他们未发一枪撤出了房子,藏好他们的枪,开始了背井离乡的生活。

最后的遗言

迪特利夫范多恩一生中最辉煌的一天是1966年12月16日,这一天,他被邀请在盟约日庆祝会上做主要发言人。他讲的是在他指导下制订的新的住房建设规划的进展情况,位于建设场地上的黑人居住区索非亚镇已被推平。这个地区重新命名为特利奥夫,现在由白人家庭占据,他们可以保持他们的小房子的清洁,让花坛里鲜花盛开。

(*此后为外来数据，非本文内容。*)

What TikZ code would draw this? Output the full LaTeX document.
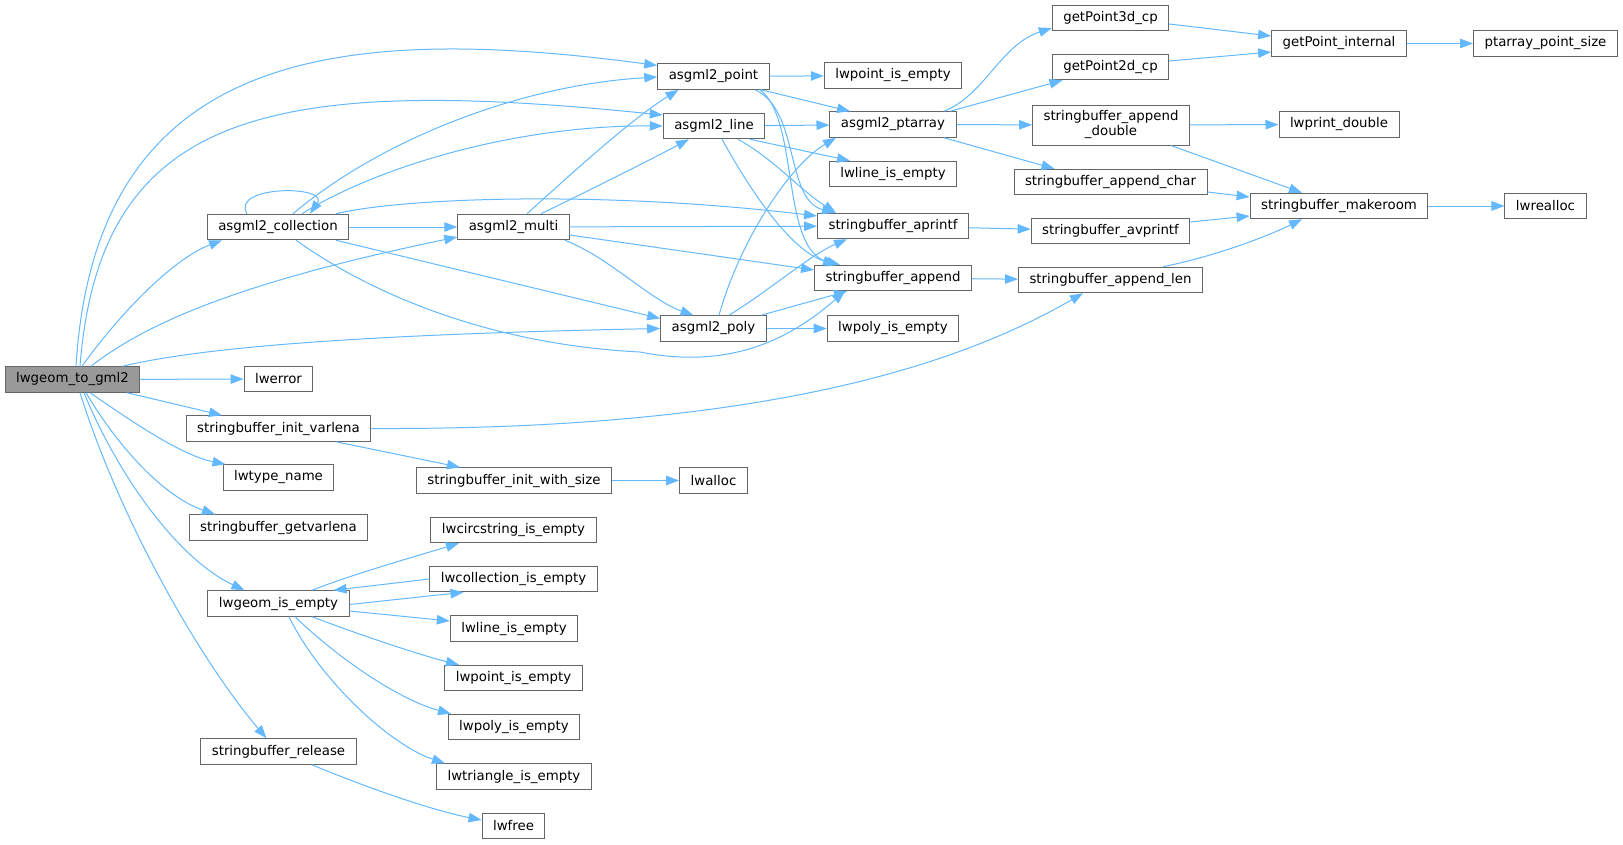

在很多方面,他的讲话概括了他对人民的未来的设想,有些句子会让人记在心中:

“永远不要忘记,这是南非白人的土地,是用我们的鲜血换来的。1652年我们国家的奠基人简·范·利贝克第一步踏上这块土地时,他没有见到一个科萨人或祖鲁人,那时他们还没有越过林波波河。既然他们现在在这里,那么引导他们,让他们遵守秩序,统治他们,就成了我们的义务。

“为保卫上帝在他的盟约中赐给我们的一切,我们进行了战斗并赢得了巨大胜利,我们将永远准备好退到车阵中去抵御对我们的任何攻击。我们必须如此,因为我们是上帝派来执行他的意旨的。

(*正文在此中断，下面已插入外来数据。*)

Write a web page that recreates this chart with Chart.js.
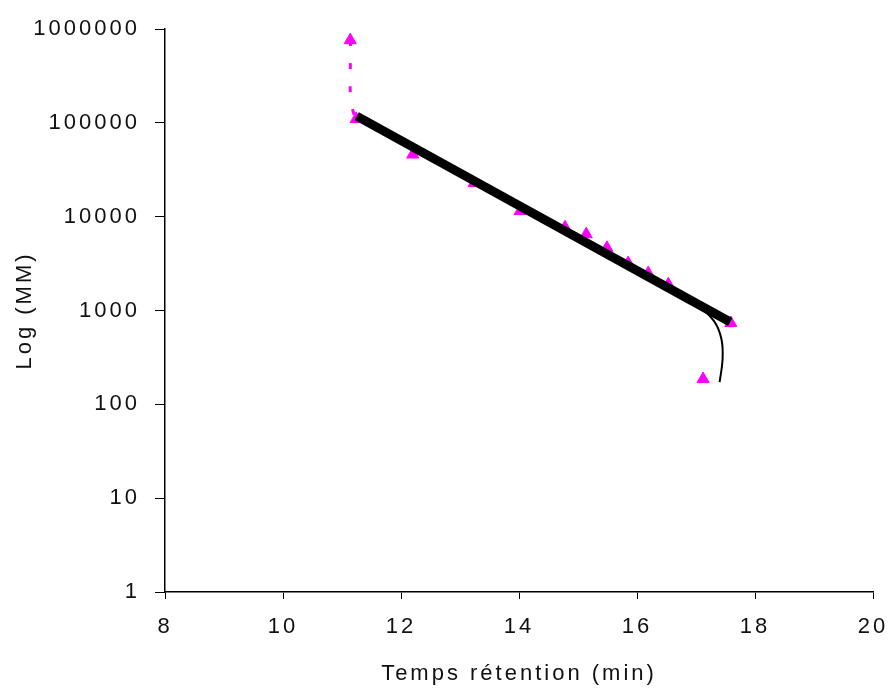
<!DOCTYPE html>
<html>
<head>
<meta charset="utf-8">
<script src="https://cdn.jsdelivr.net/npm/chart.js@4"></script>
<style>
  html, body { margin: 0; padding: 0; background: #fff; }
  #wrap { width: 888px; height: 693px; position: relative; }
</style>
</head>
<body>
<div id="wrap"><canvas id="chart"></canvas></div>
<script>
// calibration points (retention time in min, molar mass)
var PEAK_TIME = [11.14, 11.24, 12.2, 13.24, 14.02, 14.78, 15.14, 15.49, 15.85, 16.19, 16.53, 17.12, 17.59];
var PEAK_MM = [760000, 110000, 46000, 22800, 11500, 7700, 6500, 4650, 3200, 2500, 1900, 186, 736];

// exponential trend line end points
var FIT_TIME = [11.25, 17.58];
var FIT_MM = [118000, 754];

// thin smoothed curve at the low end
var CURVE_TIME = [16.4, 17.0, 17.3, 17.43, 17.45, 17.4];
var CURVE_MM = [1930, 1150, 780, 500, 300, 172];

var X_TICKS = [8, 10, 12, 14, 16, 18, 20];
var Y_TICKS = [1, 10, 100, 1000, 10000, 100000, 1000000];

function pairs(xs, ys) {
  return xs.map(function (x, i) { return { x: x, y: ys[i] }; });
}

var LAST_LINKED = 1; // dashed line only visible on the first segment

var font = { family: '"Liberation Sans", Arial, sans-serif', size: 22 };
var ink = '#111';

var spacing = {
  id: 'spacing',
  beforeLayout: function (chart) { chart.ctx.letterSpacing = '3px'; },
  beforeDraw: function (chart) { chart.ctx.letterSpacing = '3px'; }
};

new Chart(document.getElementById('chart'), {
  type: 'scatter',
  data: {
    datasets: [
      {
        label: 'Trend',
        data: pairs(FIT_TIME, FIT_MM),
        showLine: true,
        borderColor: '#000',
        borderWidth: 9,
        pointRadius: 0,
      },
      {
        label: 'Curve',
        data: pairs(CURVE_TIME, CURVE_MM),
        showLine: true,
        borderColor: '#000',
        borderWidth: 2,
        tension: 0.4,
        pointRadius: 0,
      },
      {
        label: 'MM',
        data: pairs(PEAK_TIME, PEAK_MM),
        showLine: true,
        borderColor: '#ff00ff',
        borderWidth: 3,
        borderDash: [6, 17],
        tension: 0.3,
        pointStyle: 'triangle',
        pointRadius: 7,
        pointBackgroundColor: '#ff00ff',
        pointBorderColor: '#ff00ff',
        pointBorderWidth: 1,
        segment: {
          borderColor: function (ctx) {
            return ctx.p1DataIndex > LAST_LINKED ? 'rgba(0,0,0,0)' : undefined;
          },
        },
      },
    ],
  },
  options: {
    responsive: true,
    maintainAspectRatio: false,
    animation: false,
    layout: { padding: { top: 29, right: 0, left: 0, bottom: 0 } },
    plugins: {
      legend: { display: false },
      tooltip: { enabled: false },
    },
    scales: {
      x: {
        type: 'linear',
        min: 8,
        max: 20,
        afterBuildTicks: function (scale) {
          scale.ticks = X_TICKS.map(function (v) { return { value: v }; });
        },
        afterFit: function (scale) {
          scale.height = 101;
          scale.paddingLeft = 0;
          scale.paddingRight = 15;
        },
        grid: { drawOnChartArea: false, drawTicks: true, tickLength: 7, color: '#000' },
        border: { display: true, color: '#000', width: 1.5 },
        ticks: { color: ink, font: font, padding: 15, maxRotation: 0 },
        title: {
          display: true,
          text: 'Temps rétention (min)',
          color: ink,
          font: font,
          padding: { top: 0, bottom: 6 },
        },
      },
      y: {
        type: 'logarithmic',
        min: 1,
        max: 1000000,
        afterBuildTicks: function (scale) {
          scale.ticks = Y_TICKS.map(function (v) { return { value: v }; });
        },
        afterFit: function (scale) { scale.width = 165; },
        grid: { drawOnChartArea: false, drawTicks: true, tickLength: 10, color: '#000' },
        border: { display: true, color: '#000', width: 1.5 },
        ticks: {
          color: ink,
          font: font,
          padding: 15,
          callback: function (value) { return String(value); },
        },
        title: {
          display: true,
          text: 'Log (MM)',
          color: ink,
          font: font,
          padding: { top: 12, bottom: 0 },
        },
      },
    },
  },
  plugins: [spacing],
});
</script>
</body>
</html>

“孩子们,一定要在身体和精神上都做好准备,打击我们的敌人!不要让恐怖主义组织踏上这块土地,不要听共产主义的宣传,不要有自由主义的虚弱,不要让英国圣公会的主教们散布谎言。当你们战斗的时候,要记住你们正在做上帝希望的事情,因为他规定了你们应该在这里。”

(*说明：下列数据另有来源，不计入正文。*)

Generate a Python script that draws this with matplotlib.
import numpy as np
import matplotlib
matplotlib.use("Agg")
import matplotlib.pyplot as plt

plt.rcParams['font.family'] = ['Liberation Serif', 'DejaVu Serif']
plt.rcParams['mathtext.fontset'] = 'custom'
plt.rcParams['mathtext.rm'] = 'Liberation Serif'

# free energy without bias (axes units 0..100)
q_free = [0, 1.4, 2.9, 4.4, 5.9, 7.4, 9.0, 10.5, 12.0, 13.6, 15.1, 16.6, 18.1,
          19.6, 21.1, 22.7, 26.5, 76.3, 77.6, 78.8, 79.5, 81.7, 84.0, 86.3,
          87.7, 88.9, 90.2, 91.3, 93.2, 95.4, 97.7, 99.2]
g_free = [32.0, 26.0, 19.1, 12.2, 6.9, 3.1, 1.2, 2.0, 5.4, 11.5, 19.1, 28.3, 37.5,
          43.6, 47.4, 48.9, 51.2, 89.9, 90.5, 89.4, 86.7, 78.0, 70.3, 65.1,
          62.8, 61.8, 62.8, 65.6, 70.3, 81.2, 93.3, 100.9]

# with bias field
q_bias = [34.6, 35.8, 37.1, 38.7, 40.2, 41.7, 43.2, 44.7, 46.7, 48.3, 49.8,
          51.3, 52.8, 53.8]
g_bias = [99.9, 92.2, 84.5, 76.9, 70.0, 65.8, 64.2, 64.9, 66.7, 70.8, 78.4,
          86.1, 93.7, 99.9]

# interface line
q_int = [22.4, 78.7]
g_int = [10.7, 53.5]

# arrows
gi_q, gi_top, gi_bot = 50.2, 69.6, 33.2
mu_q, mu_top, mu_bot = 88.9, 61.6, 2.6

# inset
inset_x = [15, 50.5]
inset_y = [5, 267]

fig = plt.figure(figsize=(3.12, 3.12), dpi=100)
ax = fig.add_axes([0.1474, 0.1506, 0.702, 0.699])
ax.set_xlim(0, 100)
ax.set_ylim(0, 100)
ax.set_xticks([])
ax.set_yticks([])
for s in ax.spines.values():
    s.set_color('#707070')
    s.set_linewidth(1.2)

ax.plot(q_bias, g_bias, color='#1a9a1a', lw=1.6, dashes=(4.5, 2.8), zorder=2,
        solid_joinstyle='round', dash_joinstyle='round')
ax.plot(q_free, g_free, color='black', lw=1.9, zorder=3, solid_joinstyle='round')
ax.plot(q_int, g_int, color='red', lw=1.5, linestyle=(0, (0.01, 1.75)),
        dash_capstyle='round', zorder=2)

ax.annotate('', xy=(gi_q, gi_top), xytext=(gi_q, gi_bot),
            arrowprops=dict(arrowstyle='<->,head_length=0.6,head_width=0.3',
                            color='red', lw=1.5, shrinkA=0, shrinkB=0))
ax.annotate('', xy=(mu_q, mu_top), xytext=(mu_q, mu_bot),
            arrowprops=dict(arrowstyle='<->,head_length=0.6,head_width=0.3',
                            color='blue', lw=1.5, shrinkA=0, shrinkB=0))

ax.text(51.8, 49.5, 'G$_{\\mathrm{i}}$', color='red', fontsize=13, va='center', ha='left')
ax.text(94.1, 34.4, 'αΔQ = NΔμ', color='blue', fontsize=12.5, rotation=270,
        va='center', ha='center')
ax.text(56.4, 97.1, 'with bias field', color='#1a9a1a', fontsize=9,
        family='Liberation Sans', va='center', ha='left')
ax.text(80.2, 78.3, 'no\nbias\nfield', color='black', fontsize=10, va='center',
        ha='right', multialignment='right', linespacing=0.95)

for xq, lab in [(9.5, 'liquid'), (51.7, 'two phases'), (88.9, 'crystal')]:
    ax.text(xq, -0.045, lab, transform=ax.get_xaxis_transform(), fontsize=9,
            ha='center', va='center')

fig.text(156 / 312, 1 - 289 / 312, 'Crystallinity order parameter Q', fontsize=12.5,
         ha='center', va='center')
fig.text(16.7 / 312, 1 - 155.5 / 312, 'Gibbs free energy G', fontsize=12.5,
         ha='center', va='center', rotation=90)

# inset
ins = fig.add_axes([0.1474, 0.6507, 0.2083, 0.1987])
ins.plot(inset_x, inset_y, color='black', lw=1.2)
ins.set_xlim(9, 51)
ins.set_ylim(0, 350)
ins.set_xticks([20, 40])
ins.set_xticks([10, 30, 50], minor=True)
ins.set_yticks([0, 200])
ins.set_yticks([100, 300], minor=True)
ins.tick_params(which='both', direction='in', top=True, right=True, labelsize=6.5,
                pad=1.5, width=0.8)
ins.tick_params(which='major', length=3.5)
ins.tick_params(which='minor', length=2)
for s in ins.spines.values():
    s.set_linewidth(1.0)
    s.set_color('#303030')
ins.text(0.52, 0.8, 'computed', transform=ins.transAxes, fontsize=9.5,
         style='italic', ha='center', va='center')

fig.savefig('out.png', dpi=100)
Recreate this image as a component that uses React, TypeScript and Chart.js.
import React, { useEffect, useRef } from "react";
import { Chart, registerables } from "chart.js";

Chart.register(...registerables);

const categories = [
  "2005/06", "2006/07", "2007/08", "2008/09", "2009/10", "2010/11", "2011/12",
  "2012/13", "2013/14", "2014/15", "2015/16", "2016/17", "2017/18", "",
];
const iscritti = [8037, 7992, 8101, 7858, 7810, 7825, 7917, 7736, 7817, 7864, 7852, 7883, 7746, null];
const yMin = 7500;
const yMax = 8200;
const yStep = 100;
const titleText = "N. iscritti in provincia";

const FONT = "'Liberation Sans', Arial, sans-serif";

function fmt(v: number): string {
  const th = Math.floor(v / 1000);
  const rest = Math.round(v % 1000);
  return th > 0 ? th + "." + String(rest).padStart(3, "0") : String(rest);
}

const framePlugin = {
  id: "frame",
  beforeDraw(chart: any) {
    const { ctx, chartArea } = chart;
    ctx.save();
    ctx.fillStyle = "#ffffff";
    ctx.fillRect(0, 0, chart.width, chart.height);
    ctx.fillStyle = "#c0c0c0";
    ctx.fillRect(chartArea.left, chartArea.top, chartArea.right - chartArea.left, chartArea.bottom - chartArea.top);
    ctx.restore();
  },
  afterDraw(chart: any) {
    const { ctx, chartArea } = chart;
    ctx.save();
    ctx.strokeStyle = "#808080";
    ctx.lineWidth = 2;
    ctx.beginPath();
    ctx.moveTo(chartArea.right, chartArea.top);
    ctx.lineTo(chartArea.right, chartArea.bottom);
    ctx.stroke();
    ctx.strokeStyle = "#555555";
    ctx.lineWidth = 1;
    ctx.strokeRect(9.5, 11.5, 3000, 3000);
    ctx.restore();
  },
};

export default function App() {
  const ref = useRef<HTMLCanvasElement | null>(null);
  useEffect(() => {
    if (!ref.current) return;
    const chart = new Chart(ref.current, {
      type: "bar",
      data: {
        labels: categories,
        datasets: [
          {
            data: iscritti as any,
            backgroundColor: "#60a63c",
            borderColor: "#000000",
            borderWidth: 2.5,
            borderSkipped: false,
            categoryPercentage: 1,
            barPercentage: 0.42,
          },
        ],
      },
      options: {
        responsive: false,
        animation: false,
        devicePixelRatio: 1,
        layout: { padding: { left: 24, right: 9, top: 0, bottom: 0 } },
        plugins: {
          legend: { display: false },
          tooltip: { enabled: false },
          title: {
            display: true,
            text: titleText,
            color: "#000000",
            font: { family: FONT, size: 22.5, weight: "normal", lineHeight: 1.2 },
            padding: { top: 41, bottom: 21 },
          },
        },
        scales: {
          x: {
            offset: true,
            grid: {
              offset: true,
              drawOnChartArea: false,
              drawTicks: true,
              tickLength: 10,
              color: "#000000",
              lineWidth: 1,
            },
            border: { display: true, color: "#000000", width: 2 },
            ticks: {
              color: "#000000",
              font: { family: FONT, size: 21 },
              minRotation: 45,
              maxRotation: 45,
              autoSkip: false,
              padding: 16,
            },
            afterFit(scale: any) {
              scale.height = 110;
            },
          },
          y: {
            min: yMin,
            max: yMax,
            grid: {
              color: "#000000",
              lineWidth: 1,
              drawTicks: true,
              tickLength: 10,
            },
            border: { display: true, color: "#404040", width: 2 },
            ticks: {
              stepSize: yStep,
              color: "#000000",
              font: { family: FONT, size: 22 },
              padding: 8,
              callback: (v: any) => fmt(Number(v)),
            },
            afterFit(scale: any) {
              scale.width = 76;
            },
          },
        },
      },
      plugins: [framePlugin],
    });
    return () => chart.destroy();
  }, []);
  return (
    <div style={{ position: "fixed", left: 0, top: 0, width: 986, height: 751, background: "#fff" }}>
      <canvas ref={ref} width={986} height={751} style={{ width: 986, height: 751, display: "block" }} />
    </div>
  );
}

当他离开讲坛时,他感到胸口一阵疼痛。他摇摇摆摆地走到他的座位坐了下来。疼痛再次袭击了他,伴随着胸部的沉闷。他意识到病情严重了。他被紧急送往约翰内斯堡综合医院的专科病房,他的家属被从自由湖召来。

像老人们常常喜欢的那样,他隔开儿子这一辈,把颤抖的手伸向他的孙女,亚麻色头发的苏珊娜。苏珊娜用的是他死在集中营的一个姐姐的名字。“靠近点儿,珊妮。”他低声说。当他吻着她的手时(在他来说,这是一个极不恰当的动作),其他人都明白死神即将来临。

“珊妮,”垂死的老人说,“你必须永远做对你的国家有好处的事。”这是支配了他一生的信条。

随着下午的时间一点点过去,他开始想象威胁着他的国家的敌人,不停地叨念着他过去受到的迫害,喃喃地说出那个毛骨悚然的名词:“集中营。”他急切地再次把手伸向他的孙女,看着她生气勃勃的面孔,他低声说着,“珊妮,永远记住他们在集中营里对我们做的一切。”

他用手臂撑起身子开始呼喊:“车阵,弟兄们,把马车围成一圈!珊妮,告诉驭手拖住……”他倒下来,吸了最后一口气,“告诉你的儿子们……每个人都应该有他指定的位置。”